One of those employing this new technology was a remarkable young woman—remarkable even before she made history by becoming the first of her sex to launch a lethal drone strike. Among the first female fighter pilots in U.S. history, she was an F-15E Strike Eagle flier who logged combat hours over Iraq, Bosnia, and Kosovo before becoming a Predator operator. Even out of the cockpit, she stood out. Tall, blond, athletic, and bold, she was a self-described tomboy—the only sister of four brothers—whose sole observable fear was being taken less seriously because she was female. She liked to drink, and when she drank too much, she tended to get into fights—wrestling bouts, really, and always with men. She and her husband had first gotten acquainted when they started wrestling and rolling on the floor at a Christmas party where there was alcohol to drink and cake to shove in each other's faces.

Her tough-girl tendencies also inspired her radio call sign “Ghengis” (which she spelled that way). Her first F-15E squadron chose her call sign, and while stationed overseas later, she lived up to the moniker during a crowded apartment party. She was sitting on the floor with her back against the front of a sofa and a drink in her hand when a weapon systems officer (a “backseater,” in military slang) slid onto the seat behind her. When he rested his legs on her shoulders, let out a sigh, and loudly declared, “Now that's what women are good for,” Ghengis knocked him over the back of the sofa. He got up with a bloody lip.

Ghengis—at her stipulation, the only way she will be identified in this account—was an Air Force brat. Her father was an officer, and one of her brothers was a fighter pilot. Yet she chose her career on a whim. One day at the start of her sophomore year at a junior college, she was driving down the road with her arm out the window, letting her hand play in the wind like an airplane wing. As she put it years later, “Just out of the blue, I decided I wanted to go to the Air Force Academy.” She also wanted to fly fighters, and was lucky in her timing. About the time she got her Air Force commission, the Clinton administration decided women should be allowed to pilot combat planes.

Another male weapon systems officer—a job also known as a Wizzo, after the abbreviation WSO—learned in a different way not to mess with Ghengis. Her greatest difficulty piloting F-15Es over Iraq wasn't the occasional antiaircraft missile she had to dodge but the duration of the missions, which could last ten hours—a long time to go without emptying your bladder. Males could urinate in flight into a piddle pack, a small vinyl bag lined with compressed sponges. But at the time, no such device existed for female fighter pilots. Ghengis griped about this aloud, and one day, while flying over Iraq, the male WSO in her F-15E's backseat began gleefully reporting each time he used his piddle pack. About the third time she heard him say, “Ahhh, yeahhh, peein' now,” she jerked back on the control stick, throwing the plane into a sharp vertical climb that caused the WSO to wizz all over himself. No WSO ever teased Ghengis about the piddle pack problem again.
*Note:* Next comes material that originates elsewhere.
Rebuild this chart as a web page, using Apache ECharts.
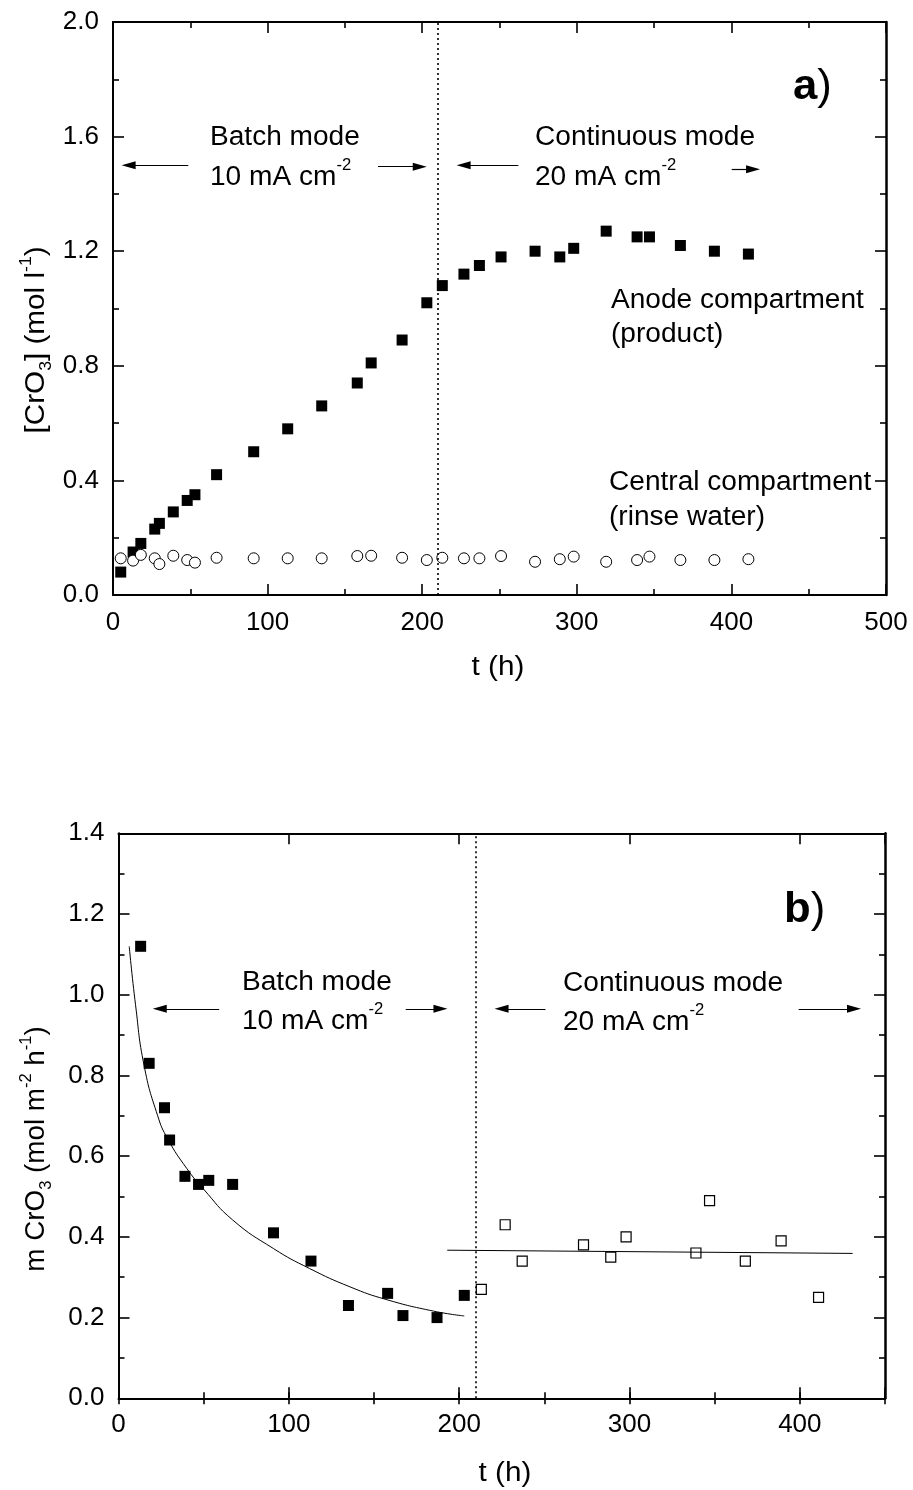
<!DOCTYPE html>
<html><head><meta charset="utf-8">
<script src="https://cdn.jsdelivr.net/npm/echarts@6/dist/echarts.min.js"></script>
<style>html,body{margin:0;padding:0;background:#fff}#c{width:913px;height:1490px}</style>
</head><body><div id="c"></div>
<script>
// ---------- data (panel a) ----------
const anodeTime = [5, 13, 18, 27, 30, 39, 48, 53, 67, 91, 113, 135, 158, 167, 187, 203, 213, 227, 237, 251, 273, 289, 298, 319, 339, 347, 367, 389, 411];
const anodeConc = [0.08, 0.15, 0.18, 0.23, 0.25, 0.29, 0.33, 0.35, 0.42, 0.50, 0.58, 0.66, 0.74, 0.81, 0.89, 1.02, 1.08, 1.12, 1.15, 1.18, 1.20, 1.18, 1.21, 1.27, 1.25, 1.25, 1.22, 1.20, 1.19];
const centralTime = [5, 13, 18, 27, 30, 39, 48, 53, 67, 91, 113, 135, 158, 167, 187, 203, 213, 227, 237, 251, 273, 289, 298, 319, 339, 347, 367, 389, 411];
const centralConc = [0.128, 0.12, 0.14, 0.128, 0.108, 0.137, 0.122, 0.113, 0.13, 0.128, 0.128, 0.128, 0.136, 0.137, 0.13, 0.122, 0.13, 0.128, 0.128, 0.136, 0.116, 0.125, 0.134, 0.116, 0.122, 0.134, 0.122, 0.122, 0.125];
// ---------- data (panel b) ----------
const batchTime = [13, 18, 27, 30, 39, 47, 53, 67, 91, 113, 135, 158, 167, 187, 203];
const batchRate = [1.12, 0.83, 0.72, 0.64, 0.55, 0.53, 0.54, 0.53, 0.41, 0.34, 0.23, 0.26, 0.205, 0.20, 0.255];
const contTime = [213, 227, 237, 273, 289, 298, 339, 347, 368, 389, 411];
const contRate = [0.27, 0.43, 0.34, 0.38, 0.35, 0.40, 0.36, 0.49, 0.34, 0.39, 0.25];
const batchFitTime = [6.3, 10, 15, 23, 29, 40, 50, 67, 91, 112, 136, 157, 185, 203];
const batchFitRate = [1.12, 0.975, 0.825, 0.70, 0.642, 0.57, 0.518, 0.442, 0.371, 0.322, 0.276, 0.245, 0.216, 0.204];
const contFitTime = [193, 431];
const contFitRate = [0.367, 0.359];
const modeSwitchTime = 210;
// axis ranges
const xRangeA = [0, 500], yRangeA = [0, 2.0];
const xRangeB = [0, 450], yRangeB = [0, 1.4];

const zip = (a, b) => a.map((v, i) => [v, b[i]]);
const FONT = '"Liberation Sans", Arial, Helvetica, sans-serif';
const BLACK = '#000';

function axisCommon(extra) {
  return Object.assign({
    type: 'value',
    axisLine: { show: true, onZero: false, lineStyle: { color: BLACK, width: 2 } },
    axisTick: { show: true, inside: true, length: 11, lineStyle: { color: BLACK, width: 1.6 } },
    minorTick: { show: true, splitNumber: 2, length: 6, lineStyle: { color: BLACK, width: 1.6 } },
    splitLine: { show: false },
    axisLabel: { show: false, color: BLACK, fontSize: 26, fontFamily: FONT, margin: 12 },
  }, extra);
}
function withLabels(ax, fmt, margin) {
  ax.axisLabel = Object.assign({}, ax.axisLabel, { show: true, formatter: fmt, margin: margin });
  return ax;
}

const xAxes = [
  withLabels(axisCommon({ gridIndex: 0, position: 'bottom', min: xRangeA[0], max: xRangeA[1], interval: 100 }),
    v => String(v), 15),
  axisCommon({ gridIndex: 0, position: 'top', min: xRangeA[0], max: xRangeA[1], interval: 100 }),
  withLabels(axisCommon({ gridIndex: 1, position: 'bottom', min: xRangeB[0], max: xRangeB[1], interval: 100,
    minorTick: { show: false } }),
    v => (v % 100 === 0 ? String(v) : ''), 14),
  axisCommon({ gridIndex: 1, position: 'bottom', min: xRangeB[0], max: xRangeB[1], interval: 50,
    axisLine: { show: false }, minorTick: { show: false },
    axisTick: { show: true, inside: true, length: 6, lineStyle: { color: BLACK, width: 1.6 } } }),
  axisCommon({ gridIndex: 1, position: 'top', min: xRangeB[0], max: xRangeB[1], interval: 100, minorTick: { show: false } }),
  axisCommon({ gridIndex: 1, position: 'top', min: xRangeB[0], max: xRangeB[1], interval: 50,
    axisLine: { show: false }, minorTick: { show: false },
    axisTick: { show: true, inside: true, length: 6, lineStyle: { color: BLACK, width: 1.6 } } }),
];
const yAxes = [
  withLabels(axisCommon({ gridIndex: 0, position: 'left', min: yRangeA[0], max: yRangeA[1], interval: 0.4 }),
    v => v.toFixed(1), 14),
  axisCommon({ gridIndex: 0, position: 'right', min: yRangeA[0], max: yRangeA[1], interval: 0.4,
    axisLine: { show: true, onZero: false, lineStyle: { color: BLACK, width: 2.5 } } }),
  withLabels(axisCommon({ gridIndex: 1, position: 'left', min: yRangeB[0], max: yRangeB[1], interval: 0.2 }),
    v => v.toFixed(1), 14),
  axisCommon({ gridIndex: 1, position: 'right', min: yRangeB[0], max: yRangeB[1], interval: 0.2,
    axisLine: { show: true, onZero: false, lineStyle: { color: BLACK, width: 2.5 } } }),
];

const dotted = {
  silent: true, symbol: ['none', 'none'], label: { show: false },
  lineStyle: { color: BLACK, type: [2, 3], width: 1.6 },
  data: [{ xAxis: modeSwitchTime }]
};
const HEAD = [8, 14];
function arrows(list) {
  return {
    silent: true, symbol: ['none', 'triangle'], label: { show: false },
    lineStyle: { color: BLACK, type: 'solid', width: 1.2 },
    itemStyle: { color: BLACK },
    data: list.map(a => [{ coord: [a[0], a[2]] }, { coord: [a[1], a[3]], symbolSize: HEAD }])
  };
}
// arrows: [tailT, headT, tailY, headY]
const arrowsA = [[48.7, 10.1, 1.5, 1.5], [171.4, 198.4, 1.495, 1.495], [262.2, 226.8, 1.5, 1.5], [400.2, 414, 1.486, 1.486]];
const arrowsB = [[59.1, 24.2, 0.965, 0.965], [168.6, 189, 0.965, 0.965], [250.7, 224.9, 0.965, 0.965], [399.3, 431.8, 0.965, 0.965]];

const supS = { fontSize: 16, fontFamily: FONT, lineHeight: 17, verticalAlign: 'top', fill: BLACK };
const subS = { fontSize: 16, fontFamily: FONT, lineHeight: 18, verticalAlign: 'bottom', fill: BLACK };
function label(x, y, text, lh, opts) {
  return Object.assign({
    type: 'text', x: x, y: y, scaleX: 1.04, silent: true,
    style: { text: text, fontSize: 27, fontFamily: FONT, fill: BLACK, lineHeight: lh, align: 'left', verticalAlign: 'top',
      rich: { sup: supS, sub: subS, b: { fontSize: 42, fontFamily: FONT, fontWeight: 'bold', fill: BLACK, lineHeight: 42 },
              p: { fontSize: 42, fontFamily: FONT, fill: BLACK, lineHeight: 42 } } }
  }, opts || {});
}
function title(x, y, text, rot, sx) {
  return { type: 'text', x: x, y: y, rotation: rot, scaleX: sx, silent: true,
    style: { text: text, fontSize: 27, fontFamily: FONT, fill: BLACK, lineHeight: 36,
      align: 'center', verticalAlign: 'middle',
      rich: { sup: Object.assign({}, supS, { lineHeight: 13 }), sub: subS } } };
}
const graphics = [
  label(210, 118, 'Batch mode\n10 mA cm{sup|-2}', 40),
  label(535, 118, 'Continuous mode\n20 mA cm{sup|-2}', 40),
  label(611, 284, 'Anode compartment\n(product)', 34),
  label(609, 465, 'Central compartment\n(rinse water)', 35),
  label(793, 66, '{b|a}{p|)}', 42),
  label(242, 963, 'Batch mode\n10 mA cm{sup|-2}', 39),
  label(563, 964, 'Continuous mode\n20 mA cm{sup|-2}', 39),
  label(784, 889, '{b|b}{p|)}', 42),
  title(37, 340, '[CrO{sub|3}] (mol l{sup|-1})', Math.PI / 2, 1.1),
  title(37, 1149, 'm CrO{sub|3} (mol m{sup|-2} h{sup|-1})', Math.PI / 2, 1.03),
  title(498, 668, 't (h)', 0, 1.1),
  title(505, 1474, 't (h)', 0, 1.1),
];

const chart = echarts.init(document.getElementById('c'), null, { renderer: 'canvas' });
chart.setOption({
  animation: false,
  backgroundColor: '#fff',
  textStyle: { fontFamily: FONT, color: BLACK },
  grid: [
    { left: 113, top: 22, width: 773, height: 573, containLabel: false },
    { left: 118.5, top: 833.3, width: 766.5, height: 565, containLabel: false },
  ],
  xAxis: xAxes,
  yAxis: yAxes,
  graphic: graphics,
  series: [
    { name: 'Anode compartment', type: 'scatter', xAxisIndex: 0, yAxisIndex: 0, data: zip(anodeTime, anodeConc),
      symbol: 'rect', symbolSize: 11, itemStyle: { color: BLACK, opacity: 1 }, markLine: dotted },
    { name: 'Central compartment', type: 'scatter', xAxisIndex: 0, yAxisIndex: 0, data: zip(centralTime, centralConc),
      symbol: 'circle', symbolSize: 11, itemStyle: { color: '#fff', borderColor: BLACK, borderWidth: 1, opacity: 1 }, markLine: arrows(arrowsA) },
    { name: 'Batch fit', type: 'line', xAxisIndex: 2, yAxisIndex: 2, data: zip(batchFitTime, batchFitRate),
      smooth: 0.5, showSymbol: false, symbol: 'none', lineStyle: { color: BLACK, width: 1 } },
    { name: 'Continuous fit', type: 'line', xAxisIndex: 2, yAxisIndex: 2, data: zip(contFitTime, contFitRate),
      showSymbol: false, symbol: 'none', lineStyle: { color: BLACK, width: 1 } },
    { name: 'Batch mode', type: 'scatter', xAxisIndex: 2, yAxisIndex: 2, data: zip(batchTime, batchRate),
      symbol: 'rect', symbolSize: 11, itemStyle: { color: BLACK, opacity: 1 }, markLine: dotted },
    { name: 'Continuous mode', type: 'scatter', xAxisIndex: 2, yAxisIndex: 2, data: zip(contTime, contRate),
      symbol: 'rect', symbolSize: 10, itemStyle: { color: '#fff', borderColor: BLACK, borderWidth: 1.2, opacity: 1 }, markLine: arrows(arrowsB) },
  ]
});
</script></body></html>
Months later, it was Ghengis's turn to fume. Her squadron commander told her that the instructor pilot billet she had requested as her next assignment wasn't available; instead, the Air Force was sending her to Indian Springs, Nevada, to fly the Predator. This wasn't punishment, he assured her, just dues she had to pay for the great three-year assignment she was finishing up.

Her shoulders fell. “Predator?” Ghengis asked in disbelief. “Seriously?”

No fighter pilot volunteered for life at “One G,” as two F-16 jockeys assigned to the Predator called it in a rap video lament that found its way onto the Internet. Even by the summer of 2000, Indian Springs was still known as “the Land of Misfit Toys,” among other unflattering nicknames. “What did you screw up to get here?” asked a fellow fighter pilot who reported for Predator training with Ghengis after damaging his back in a hard landing. Fourteen months later, in October 2001, Ghengis found herself flying combat missions again, only this time from the ground control station at the Trailer Park at the CIA. On October 24, three weeks into the war in Afghanistan, she became the first woman ever to fire a missile from a drone in combat.

Over the previous five weeks, Ghengis had flown Predators 3034 and 3037 over Afghanistan more than sixty-two hours, recording her flight time in a small diary she kept. She also noted specifics of her workouts at a local gym—“weights, sit-ups, X-trainer 30 min”—how far she jogged, and visits to Washington by her parents and friends. Unlike Swanson, who had flown many of the Hellfire tests at China Lake before the war, Ghengis launched her first missile at a target with people inside. She had no idea who they were. The mission commander simply told her to “take out that truck.” She and a sensor operator did, with a K-model Hellfire. Now her little diary entries recorded acts of war as well. On October 24 she wrote, “Notify Gold's Gym if here past 25 Nov (or if leaving)—7.5 miles—FLY 3.5—1 x K truck.”

As time went on, the former fighter-bomber pilot found it a strange form of combat. Dropping bombs in Kosovo, she'd known she might be killing people, but it was rare to spot people on the ground or see what happened after the bombs hit. Her view of the strikes she made from her F-15E came from brief glimpses of infrared video, but then she'd quickly fly away. Flying the Predator, Ghengis watched people for long periods of time—hours in some cases—and after firing missiles at them or directing other aircraft to attack them, she usually kept the drone loitering and saw the aftermath. She would have preferred to forget some of the scenes she witnessed. “I'd say it was more difficult in Predator,” she mused years later.